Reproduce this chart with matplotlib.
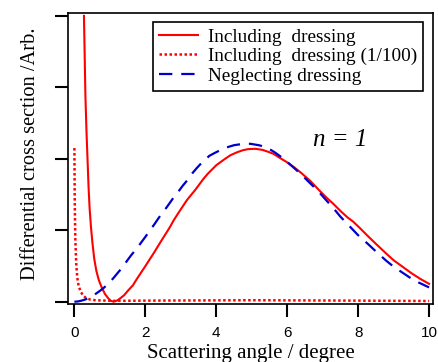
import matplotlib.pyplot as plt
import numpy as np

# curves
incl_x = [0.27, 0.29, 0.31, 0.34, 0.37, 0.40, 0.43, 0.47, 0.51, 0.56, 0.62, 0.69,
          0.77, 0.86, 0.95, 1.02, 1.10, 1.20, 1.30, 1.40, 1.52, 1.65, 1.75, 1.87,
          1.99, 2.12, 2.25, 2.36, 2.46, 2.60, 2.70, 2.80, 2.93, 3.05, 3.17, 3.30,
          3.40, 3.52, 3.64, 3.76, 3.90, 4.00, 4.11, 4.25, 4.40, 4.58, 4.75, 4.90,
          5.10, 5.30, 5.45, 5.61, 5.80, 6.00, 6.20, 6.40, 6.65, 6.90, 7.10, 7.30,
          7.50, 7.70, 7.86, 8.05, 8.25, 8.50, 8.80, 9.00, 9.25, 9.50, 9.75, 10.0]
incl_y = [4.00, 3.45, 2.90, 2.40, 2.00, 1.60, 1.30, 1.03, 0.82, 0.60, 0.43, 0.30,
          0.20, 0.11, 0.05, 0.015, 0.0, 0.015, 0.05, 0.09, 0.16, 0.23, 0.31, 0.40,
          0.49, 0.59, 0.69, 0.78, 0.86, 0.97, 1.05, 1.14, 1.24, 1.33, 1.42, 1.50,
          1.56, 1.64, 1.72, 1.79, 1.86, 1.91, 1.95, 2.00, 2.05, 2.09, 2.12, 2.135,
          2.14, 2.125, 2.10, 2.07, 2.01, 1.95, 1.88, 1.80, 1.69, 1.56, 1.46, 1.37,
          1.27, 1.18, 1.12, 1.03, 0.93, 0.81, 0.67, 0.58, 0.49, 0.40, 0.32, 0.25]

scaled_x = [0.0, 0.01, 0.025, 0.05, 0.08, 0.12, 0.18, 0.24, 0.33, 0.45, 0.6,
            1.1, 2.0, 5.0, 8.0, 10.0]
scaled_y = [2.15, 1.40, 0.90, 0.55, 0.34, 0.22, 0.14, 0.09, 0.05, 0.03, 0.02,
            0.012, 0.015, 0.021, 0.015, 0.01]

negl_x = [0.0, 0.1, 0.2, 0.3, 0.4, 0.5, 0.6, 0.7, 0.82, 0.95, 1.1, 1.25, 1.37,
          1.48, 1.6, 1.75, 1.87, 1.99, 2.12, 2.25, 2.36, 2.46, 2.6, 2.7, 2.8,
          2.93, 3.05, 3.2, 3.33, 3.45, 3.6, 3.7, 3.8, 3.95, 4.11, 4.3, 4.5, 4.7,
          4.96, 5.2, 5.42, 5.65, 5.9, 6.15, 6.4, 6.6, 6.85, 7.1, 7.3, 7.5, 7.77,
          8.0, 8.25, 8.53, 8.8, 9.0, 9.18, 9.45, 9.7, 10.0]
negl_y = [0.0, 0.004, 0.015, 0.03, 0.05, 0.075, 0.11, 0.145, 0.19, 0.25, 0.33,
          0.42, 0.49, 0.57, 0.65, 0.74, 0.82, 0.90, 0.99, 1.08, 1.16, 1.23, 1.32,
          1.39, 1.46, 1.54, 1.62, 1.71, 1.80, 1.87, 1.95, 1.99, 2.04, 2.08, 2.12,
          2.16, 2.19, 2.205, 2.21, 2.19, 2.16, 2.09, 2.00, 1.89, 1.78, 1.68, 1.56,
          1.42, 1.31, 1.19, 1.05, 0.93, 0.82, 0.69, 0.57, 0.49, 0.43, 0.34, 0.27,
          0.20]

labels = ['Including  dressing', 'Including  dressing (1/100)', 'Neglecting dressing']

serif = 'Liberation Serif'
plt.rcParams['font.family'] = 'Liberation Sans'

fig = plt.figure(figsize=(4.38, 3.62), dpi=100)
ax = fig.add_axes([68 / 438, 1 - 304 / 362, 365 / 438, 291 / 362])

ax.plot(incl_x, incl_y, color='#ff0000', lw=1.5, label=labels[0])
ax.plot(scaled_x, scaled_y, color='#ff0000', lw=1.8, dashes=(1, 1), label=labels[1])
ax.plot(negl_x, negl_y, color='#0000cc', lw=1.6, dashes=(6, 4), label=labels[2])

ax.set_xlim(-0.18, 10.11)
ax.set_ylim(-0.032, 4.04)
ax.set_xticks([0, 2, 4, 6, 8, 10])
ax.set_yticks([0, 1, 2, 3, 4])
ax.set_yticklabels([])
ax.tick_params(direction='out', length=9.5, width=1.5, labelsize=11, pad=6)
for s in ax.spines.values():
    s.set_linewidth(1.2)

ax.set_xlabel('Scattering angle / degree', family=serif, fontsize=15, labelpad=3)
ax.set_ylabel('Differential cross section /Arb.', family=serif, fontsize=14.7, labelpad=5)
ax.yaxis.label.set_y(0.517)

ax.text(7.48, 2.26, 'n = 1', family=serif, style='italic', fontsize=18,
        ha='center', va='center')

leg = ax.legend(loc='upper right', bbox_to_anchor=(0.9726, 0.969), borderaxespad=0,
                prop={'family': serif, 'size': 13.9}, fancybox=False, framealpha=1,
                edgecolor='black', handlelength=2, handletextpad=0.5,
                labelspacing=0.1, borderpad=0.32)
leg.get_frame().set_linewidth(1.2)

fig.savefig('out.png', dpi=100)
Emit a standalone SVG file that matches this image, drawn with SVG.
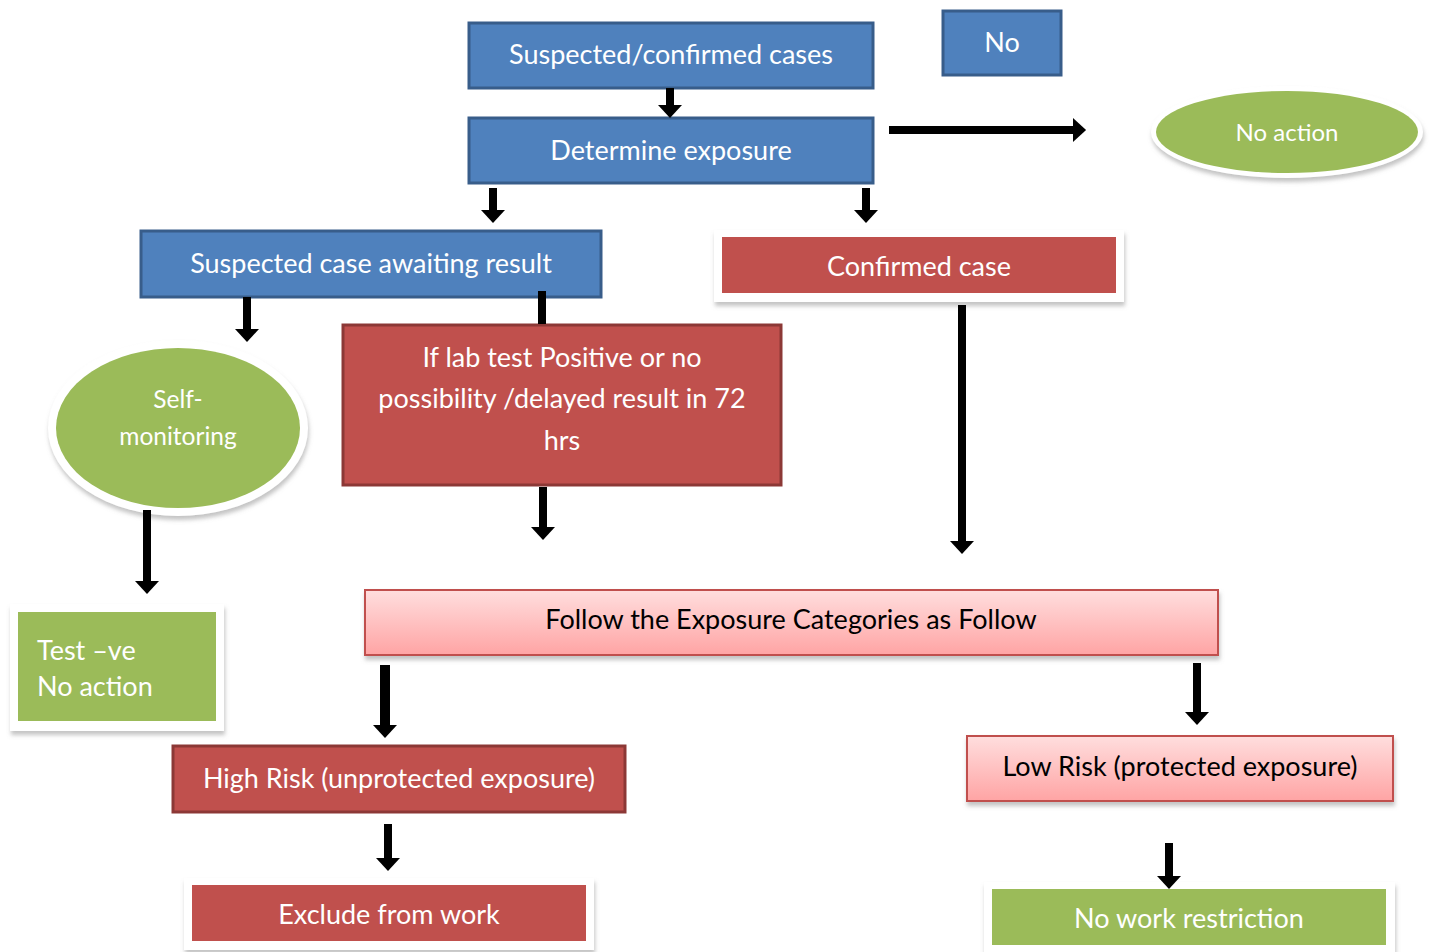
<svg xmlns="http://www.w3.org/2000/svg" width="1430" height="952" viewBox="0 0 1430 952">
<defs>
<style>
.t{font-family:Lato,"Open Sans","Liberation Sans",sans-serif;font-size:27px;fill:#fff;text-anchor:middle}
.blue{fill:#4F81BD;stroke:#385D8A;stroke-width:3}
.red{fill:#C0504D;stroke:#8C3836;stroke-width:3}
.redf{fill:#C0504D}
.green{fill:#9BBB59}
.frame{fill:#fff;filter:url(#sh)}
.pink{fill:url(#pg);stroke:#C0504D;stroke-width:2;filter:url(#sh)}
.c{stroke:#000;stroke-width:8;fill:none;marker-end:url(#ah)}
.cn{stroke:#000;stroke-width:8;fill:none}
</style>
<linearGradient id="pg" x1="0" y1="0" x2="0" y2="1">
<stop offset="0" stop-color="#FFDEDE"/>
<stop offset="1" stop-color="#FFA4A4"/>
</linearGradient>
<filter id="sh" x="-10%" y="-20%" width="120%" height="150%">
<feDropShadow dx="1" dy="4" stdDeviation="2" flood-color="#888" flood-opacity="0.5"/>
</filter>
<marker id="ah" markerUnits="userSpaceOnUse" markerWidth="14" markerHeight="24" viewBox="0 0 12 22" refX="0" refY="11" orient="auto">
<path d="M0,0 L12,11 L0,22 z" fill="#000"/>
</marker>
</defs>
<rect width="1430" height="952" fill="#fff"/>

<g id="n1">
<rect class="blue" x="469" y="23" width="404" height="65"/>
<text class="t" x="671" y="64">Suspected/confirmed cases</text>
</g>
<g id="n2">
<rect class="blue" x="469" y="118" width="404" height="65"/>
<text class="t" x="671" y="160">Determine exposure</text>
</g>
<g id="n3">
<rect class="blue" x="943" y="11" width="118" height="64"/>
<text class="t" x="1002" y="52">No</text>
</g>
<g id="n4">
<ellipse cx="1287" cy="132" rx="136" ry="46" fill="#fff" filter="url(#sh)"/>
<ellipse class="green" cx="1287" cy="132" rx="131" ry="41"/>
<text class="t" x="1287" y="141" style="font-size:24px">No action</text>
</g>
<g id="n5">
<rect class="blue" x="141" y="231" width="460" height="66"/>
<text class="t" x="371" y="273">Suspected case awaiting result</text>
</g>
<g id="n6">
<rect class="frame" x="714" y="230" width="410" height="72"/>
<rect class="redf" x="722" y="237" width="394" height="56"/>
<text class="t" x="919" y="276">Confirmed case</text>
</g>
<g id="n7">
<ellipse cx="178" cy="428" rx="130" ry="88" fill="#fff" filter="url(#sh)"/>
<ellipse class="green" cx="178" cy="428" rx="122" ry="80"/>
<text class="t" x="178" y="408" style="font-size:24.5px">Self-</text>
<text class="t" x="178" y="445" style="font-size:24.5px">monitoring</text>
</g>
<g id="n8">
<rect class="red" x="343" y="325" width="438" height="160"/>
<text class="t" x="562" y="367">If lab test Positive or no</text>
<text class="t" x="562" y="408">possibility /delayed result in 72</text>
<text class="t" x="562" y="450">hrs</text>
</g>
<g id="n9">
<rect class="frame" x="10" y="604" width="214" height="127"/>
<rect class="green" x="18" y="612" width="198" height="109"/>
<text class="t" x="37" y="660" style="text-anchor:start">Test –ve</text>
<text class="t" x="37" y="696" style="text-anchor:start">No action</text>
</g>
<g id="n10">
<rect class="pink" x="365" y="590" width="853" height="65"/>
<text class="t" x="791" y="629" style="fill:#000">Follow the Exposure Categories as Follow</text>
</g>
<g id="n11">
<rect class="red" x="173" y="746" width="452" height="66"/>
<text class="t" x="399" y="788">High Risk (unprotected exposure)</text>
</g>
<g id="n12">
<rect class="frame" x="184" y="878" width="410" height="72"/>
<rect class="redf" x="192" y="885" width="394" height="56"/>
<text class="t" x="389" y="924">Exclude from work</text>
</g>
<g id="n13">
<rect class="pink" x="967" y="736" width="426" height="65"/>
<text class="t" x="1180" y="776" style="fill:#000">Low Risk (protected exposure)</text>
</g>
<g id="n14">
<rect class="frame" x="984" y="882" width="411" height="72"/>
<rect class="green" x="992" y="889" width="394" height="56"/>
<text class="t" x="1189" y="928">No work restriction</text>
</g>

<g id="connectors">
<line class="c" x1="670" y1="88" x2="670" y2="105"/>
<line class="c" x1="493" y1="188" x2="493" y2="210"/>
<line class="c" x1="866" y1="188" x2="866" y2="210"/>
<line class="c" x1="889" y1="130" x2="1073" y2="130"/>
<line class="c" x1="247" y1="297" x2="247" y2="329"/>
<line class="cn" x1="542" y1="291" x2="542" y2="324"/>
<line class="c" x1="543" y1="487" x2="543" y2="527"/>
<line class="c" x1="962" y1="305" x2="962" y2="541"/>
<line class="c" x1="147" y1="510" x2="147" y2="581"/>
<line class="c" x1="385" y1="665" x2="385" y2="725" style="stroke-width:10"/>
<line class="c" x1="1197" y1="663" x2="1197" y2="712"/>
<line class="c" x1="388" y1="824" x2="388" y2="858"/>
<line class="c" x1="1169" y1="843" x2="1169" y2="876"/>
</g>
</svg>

++++++

= GIVEN PROBLEM =
Without the pictures, please reproduce each line of the listing above exactly, from the first one through the line bearing "0.40, 0.32, 0.25]".

= WORKED ANSWER =
Reproduce this chart with matplotlib.
import matplotlib.pyplot as plt
import numpy as np

# curves
incl_x = [0.27, 0.29, 0.31, 0.34, 0.37, 0.40, 0.43, 0.47, 0.51, 0.56, 0.62, 0.69,
          0.77, 0.86, 0.95, 1.02, 1.10, 1.20, 1.30, 1.40, 1.52, 1.65, 1.75, 1.87,
          1.99, 2.12, 2.25, 2.36, 2.46, 2.60, 2.70, 2.80, 2.93, 3.05, 3.17, 3.30,
          3.40, 3.52, 3.64, 3.76, 3.90, 4.00, 4.11, 4.25, 4.40, 4.58, 4.75, 4.90,
          5.10, 5.30, 5.45, 5.61, 5.80, 6.00, 6.20, 6.40, 6.65, 6.90, 7.10, 7.30,
          7.50, 7.70, 7.86, 8.05, 8.25, 8.50, 8.80, 9.00, 9.25, 9.50, 9.75, 10.0]
incl_y = [4.00, 3.45, 2.90, 2.40, 2.00, 1.60, 1.30, 1.03, 0.82, 0.60, 0.43, 0.30,
          0.20, 0.11, 0.05, 0.015, 0.0, 0.015, 0.05, 0.09, 0.16, 0.23, 0.31, 0.40,
          0.49, 0.59, 0.69, 0.78, 0.86, 0.97, 1.05, 1.14, 1.24, 1.33, 1.42, 1.50,
          1.56, 1.64, 1.72, 1.79, 1.86, 1.91, 1.95, 2.00, 2.05, 2.09, 2.12, 2.135,
          2.14, 2.125, 2.10, 2.07, 2.01, 1.95, 1.88, 1.80, 1.69, 1.56, 1.46, 1.37,
          1.27, 1.18, 1.12, 1.03, 0.93, 0.81, 0.67, 0.58, 0.49, 0.40, 0.32, 0.25]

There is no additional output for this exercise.